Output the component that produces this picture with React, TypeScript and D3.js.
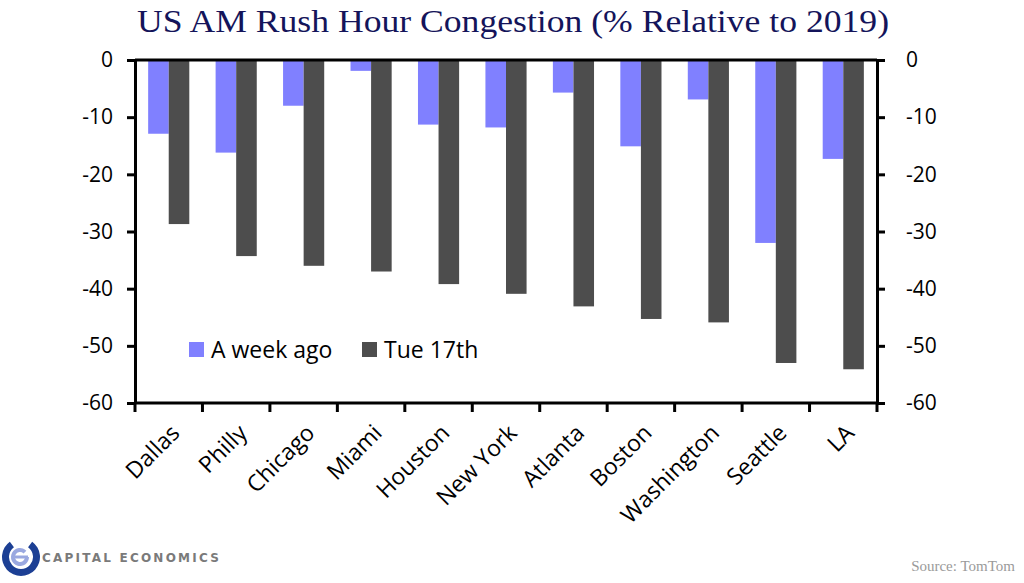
import React, { useEffect, useRef } from 'react';
import * as d3 from 'd3';

const cities = ['Dallas', 'Philly', 'Chicago', 'Miami', 'Houston', 'New York', 'Atlanta', 'Boston', 'Washington', 'Seattle', 'LA'];
const weekAgo = [-12.9, -16.2, -8.0, -1.9, -11.3, -11.8, -5.7, -15.1, -6.9, -32.0, -17.3];
const tue17th = [-28.7, -34.3, -36.0, -37.0, -39.2, -40.9, -43.1, -45.3, -45.9, -53.0, -54.1];
const seriesNames = ['A week ago', 'Tue 17th'];
const seriesColors = ['#8080ff', '#4d4d4d'];
const yTicks = [0, -10, -20, -30, -40, -50, -60];

const width = 1024;
const height = 583;

const App: React.FC = () => {
  const svgRef = useRef<SVGSVGElement>(null);

  useEffect(() => {
    if (!svgRef.current) return;
    const svg = d3.select(svgRef.current);
    svg.selectAll('*').remove();

    const margin = { top: 60, right: 147, bottom: 180, left: 135 };
    const innerW = width - margin.left - margin.right;
    const innerH = height - margin.top - margin.bottom;
    const labelFont = "'Open Sans', 'Lato', sans-serif";

    const x = d3.scaleBand<string>().domain(cities).range([0, innerW]).paddingInner(0.39).paddingOuter(0.195);
    const xSub = d3.scaleBand<number>().domain([0, 1]).range([0, x.bandwidth()]);
    const y = d3.scaleLinear().domain([0, -60]).range([0, innerH]);

    // title
    svg.append('text')
      .attr('x', 137)
      .attr('y', 32)
      .attr('textLength', 752)
      .attr('lengthAdjust', 'spacingAndGlyphs')
      .attr('font-family', "'Liberation Serif', serif")
      .attr('font-size', 31)
      .attr('fill', '#14145a')
      .text('US AM Rush Hour Congestion (% Relative to 2019)');

    const g = svg.append('g').attr('transform', `translate(${margin.left},${margin.top})`);

    // bars
    const data = [weekAgo, tue17th];
    data.forEach((vals, si) => {
      g.selectAll(`rect.s${si}`)
        .data(vals)
        .enter()
        .append('rect')
        .attr('class', `s${si}`)
        .attr('x', (d, i) => (x(cities[i]) as number) + (xSub(si) as number))
        .attr('y', y(0))
        .attr('width', xSub.bandwidth())
        .attr('height', d => y(d) - y(0))
        .attr('fill', seriesColors[si]);
    });

    // axes
    const styleAxis = (sel: d3.Selection<SVGGElement, unknown, null, undefined>) => {
      sel.select('.domain').attr('stroke', '#000').attr('stroke-width', 3);
      sel.selectAll('.tick line').attr('stroke', '#000').attr('stroke-width', 3);
      sel.selectAll('.tick text')
        .attr('font-family', labelFont)
        .attr('font-size', 21)
        .attr('fill', '#000');
    };

    const yLeft = g.append('g')
      .call(d3.axisLeft(y).tickValues(yTicks).tickSize(8).tickSizeOuter(0).tickPadding(14).tickFormat(d => String(d)));
    styleAxis(yLeft as any);

    const yRight = g.append('g')
      .attr('transform', `translate(${innerW},0)`)
      .call(d3.axisRight(y).tickValues(yTicks).tickSize(8).tickSizeOuter(0).tickPadding(21).tickFormat(d => String(d)));
    styleAxis(yRight as any);

    // top border line at zero
    g.append('line')
      .attr('x1', 0).attr('x2', innerW)
      .attr('y1', y(0)).attr('y2', y(0))
      .attr('stroke', '#000').attr('stroke-width', 3);

    // bottom axis with ticks at category boundaries
    const boundaries = d3.range(cities.length + 1).map(i => i * innerW / cities.length);
    const xb = g.append('g').attr('transform', `translate(0,${innerH})`);
    xb.append('line')
      .attr('x1', 0).attr('x2', innerW)
      .attr('stroke', '#000').attr('stroke-width', 3);
    xb.selectAll('line.tk')
      .data(boundaries)
      .enter()
      .append('line')
      .attr('class', 'tk')
      .attr('x1', d => d).attr('x2', d => d)
      .attr('y1', 0).attr('y2', 9)
      .attr('stroke', '#000').attr('stroke-width', 3);

    xb.selectAll('text.lbl')
      .data(cities)
      .enter()
      .append('text')
      .attr('class', 'lbl')
      .attr('transform', d => `translate(${(x(d) as number) + x.bandwidth() / 2 + 1},${20}) rotate(-45)`)
      .attr('text-anchor', 'end')
      .attr('dy', '0.7em')
      .attr('font-family', labelFont)
      .attr('font-size', 23)
      .attr('fill', '#000')
      .text(d => d);

    // legend
    const legend = svg.append('g').attr('transform', 'translate(189,342)');
    const legendX = [0, 173];
    seriesNames.forEach((name, i) => {
      legend.append('rect')
        .attr('x', legendX[i])
        .attr('y', 0)
        .attr('width', 15)
        .attr('height', 15)
        .attr('fill', seriesColors[i]);
      legend.append('text')
        .attr('x', legendX[i] + 22)
        .attr('y', 16)
        .attr('font-family', labelFont)
        .attr('font-size', 23)
        .attr('fill', '#000')
        .text(name);
    });

    // logo
    const logo = svg.append('g').attr('transform', 'translate(21,557)');
    const arc = d3.arc<any>();
    logo.append('path')
      .attr('d', arc({ innerRadius: 12, outerRadius: 19, startAngle: Math.PI * 0.2, endAngle: Math.PI * 1.8 }) as string)
      .attr('fill', '#1c3f94');
    logo.append('path')
      .attr('d', arc({ innerRadius: 5, outerRadius: 9, startAngle: Math.PI * 0.5, endAngle: Math.PI * 2.25 }) as string)
      .attr('transform', 'translate(-1,0)')
      .attr('fill', '#9aa8e0');
    logo.append('rect')
      .attr('x', -6).attr('y', -1.5).attr('width', 13).attr('height', 3)
      .attr('fill', '#9aa8e0');
    svg.append('text')
      .attr('x', 42)
      .attr('y', 562)
      .attr('textLength', 180)
      .attr('font-family', "'DejaVu Sans', sans-serif")
      .attr('font-size', 12)
      .attr('font-weight', 'bold')
      .attr('letter-spacing', 3.2)
      .attr('fill', '#7a7a7a')
      .text('CAPITAL ECONOMICS');

    // source
    svg.append('text')
      .attr('x', 1015)
      .attr('y', 571)
      .attr('text-anchor', 'end')
      .attr('font-family', "'Liberation Serif', serif")
      .attr('font-size', 15)
      .attr('fill', '#9a9a9a')
      .text('Source: TomTom');
  }, []);

  return (
    <svg
      ref={svgRef}
      width={width}
      height={height}
      style={{ position: 'absolute', left: 0, top: 0, background: '#fff' }}
    />
  );
};

export default App;
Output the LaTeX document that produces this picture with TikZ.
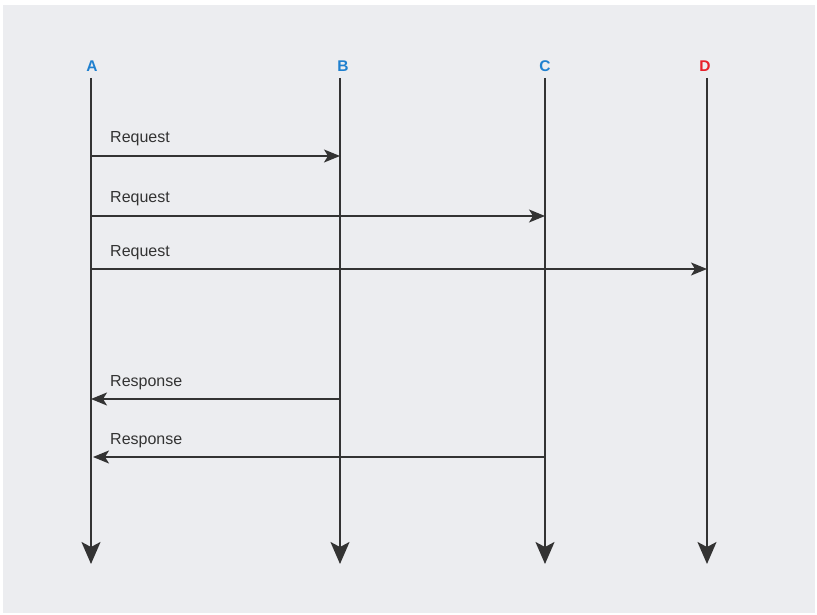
\documentclass[tikz,border=0pt]{standalone}
\usepackage{fontspec}
\setmainfont{Liberation Sans}
\usetikzlibrary{arrows.meta}
\definecolor{bgpanel}{HTML}{ECEDF0}
\definecolor{ink}{HTML}{333333}
\definecolor{headblue}{HTML}{1F80CF}
\definecolor{headred}{HTML}{E8202A}
\tikzset{
  lifeline/.style={draw=ink, line width=1.8pt,
    -{Stealth[length=22pt, width=19pt, inset=5pt]}},
  msg/.style={draw=ink, line width=1.6pt,
    -{Stealth[length=16pt, width=13pt, inset=4pt]}},
  head/.style={font=\fontsize{15.5}{18}\selectfont\bfseries, inner sep=0pt},
  msglabel/.style={font=\fontsize{16}{19}\selectfont, text=ink, inner sep=0pt, anchor=base west},
  pt/.style={inner sep=0pt, minimum size=0pt}
}
\begin{document}
\begin{tikzpicture}[x=1pt, y=-1pt]
  \useasboundingbox (0,0) rectangle (817,615);
  \fill[white] (0,0) rectangle (817,615);
  \fill[bgpanel] (3,5) rectangle (815,613);

  % participants
  \node[head, text=headblue] (hA) at (92,66) {A};
  \node[head, text=headblue] (hB) at (343,66) {B};
  \node[head, text=headblue] (hC) at (545,66) {C};
  \node[head, text=headred]  (hD) at (705,66) {D};

  % lifeline end points
  \coordinate (tA) at (91,78);  \coordinate (bA) at (91,564);
  \coordinate (tB) at (340,78); \coordinate (bB) at (340,564);
  \coordinate (tC) at (545,78); \coordinate (bC) at (545,564);
  \coordinate (tD) at (707,78); \coordinate (bD) at (707,564);

  \draw[lifeline] (tA) -- (bA);
  \draw[lifeline] (tB) -- (bB);
  \draw[lifeline] (tC) -- (bC);
  \draw[lifeline] (tD) -- (bD);

  % message anchors on the lifelines
  \coordinate (a1) at (91,156);  \coordinate (b1) at (340,156);
  \coordinate (a2) at (91,216);  \coordinate (c2) at (545,216);
  \coordinate (a3) at (91,269);  \coordinate (d3) at (707,269);
  \coordinate (b4) at (340,399); \coordinate (a4) at (91,399);
  \coordinate (c5) at (545,457); \coordinate (a5) at (93,457);

  \draw[msg] (a1) -- (b1);
  \draw[msg] (a2) -- (c2);
  \draw[msg] (a3) -- (d3);
  \draw[msg] (b4) -- (a4);
  \draw[msg] (c5) -- (a5);

  % message labels
  \node[msglabel] (l1) at (110,143) {Request};
  \node[msglabel] (l2) at (110,203) {Request};
  \node[msglabel] (l3) at (110,256) {Request};
  \node[msglabel] (l4) at (110,386) {Response};
  \node[msglabel] (l5) at (110,444) {Response};
\end{tikzpicture}
\end{document}
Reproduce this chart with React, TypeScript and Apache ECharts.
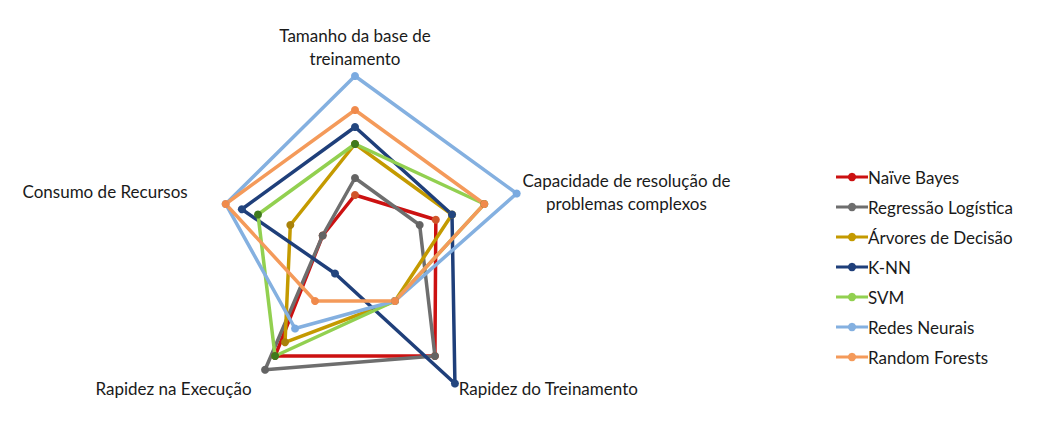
import React, { useEffect, useRef } from "react";
import * as echarts from "echarts";

// Indicators in ECharts order (counter-clockwise starting at the top)
const indicators = [
  "Tamanho da base de\ntreinamento",
  "Consumo de Recursos",
  "Rapidez na Execução",
  "Rapidez do Treinamento",
  "Capacidade de resolução de\nproblemas complexos",
];
const seriesNames = [
  "Naïve Bayes",
  "Regressão Logística",
  "Árvores de Decisão",
  "K-NN",
  "SVM",
  "Redes Neurais",
  "Random Forests",
];
const naiveBayes = [3, 2, 8, 8, 5];
const regressaoLogistica = [4, 2, 9, 8, 4];
const arvoresDecisao = [6, 4, 7, 4, 6];
const knn = [7, 7, 2, 10, 6];
const svm = [6, 6, 8, 4, 8];
const redesNeurais = [10, 8, 6, 4, 10];
const randomForests = [8, 8, 4, 4, 8];
const axisMax = 10;

const seriesValues = [naiveBayes, regressaoLogistica, arvoresDecisao, knn, svm, redesNeurais, randomForests];
const lineColors = ["#CC1111", "#6E6E6E", "#C49A00", "#1F3F7A", "#92D050", "#84B0E0", "#F49A5A"];
const markerColors = ["#D0552A", "#636363", "#A9820A", "#23467F", "#3F7A1C", "#7AAAE0", "#F08A4B"];

const FONT = "Lato";
const TEXT_COLOR = "#1a1a1a";
const legendIcon =
  "path://M0,3.5 L11.29,3.5 A4,4 0 0 1 18.71,3.5 L30,3.5 L30,6.5 L18.71,6.5 A4,4 0 0 1 11.29,6.5 L0,6.5 Z";

export default function App() {
  const ref = useRef<HTMLDivElement>(null);
  useEffect(() => {
    if (!ref.current) return;
    const chart = echarts.init(ref.current, undefined, { renderer: "svg" });
    chart.setOption({
      animation: false,
      backgroundColor: "#ffffff",
      legend: {
        orient: "vertical",
        left: 831,
        top: 157,
        itemWidth: 32,
        itemHeight: 10,
        itemGap: 0,
        icon: legendIcon,
        textStyle: { fontFamily: FONT, fontSize: 17, color: TEXT_COLOR, lineHeight: 30, padding: [0, 0, 0, -5] },
        data: seriesNames.map((n, i) => ({ name: n, itemStyle: { color: lineColors[i] } })),
      },
      radar: {
        center: [355, 246],
        radius: 170,
        startAngle: 90,
        shape: "polygon",
        nameGap: 6,
        indicator: indicators.map((name) => ({ name, min: 0, max: axisMax })),
        axisName: {
          formatter: (v: string) => v.split("\n").map((s) => `{c|${s}}`).join("\n"),
          rich: {
            c: { align: "center", fontFamily: FONT, fontSize: 17, lineHeight: 23, color: TEXT_COLOR },
          },
        },
        axisLine: { show: false },
        splitLine: { show: false },
        splitArea: { show: false },
        axisTick: { show: false },
        axisLabel: { show: false },
      },
      series: seriesNames.map((name, i) => ({
        type: "radar",
        name,
        symbol: "circle",
        symbolSize: 8,
        lineStyle: { color: lineColors[i], width: 3.5 },
        itemStyle: { color: markerColors[i] },
        data: [{ name, value: seriesValues[i] }],
      })),
    });
    return () => chart.dispose();
  }, []);
  return (
    <div
      ref={ref}
      style={{ position: "fixed", left: 0, top: 0, width: 1038, height: 429, background: "#fff" }}
    />
  );
}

_ _ _

■ **Task brief**:
Your task is to reproduce exactly the lines from the start of the data above through the line containing "import * as d3 from 'd3';", leaving every picture out.

■ **Written response**:
Output the component that produces this picture with React, TypeScript and D3.js.
import React, { useEffect, useRef } from 'react';
import * as d3 from 'd3';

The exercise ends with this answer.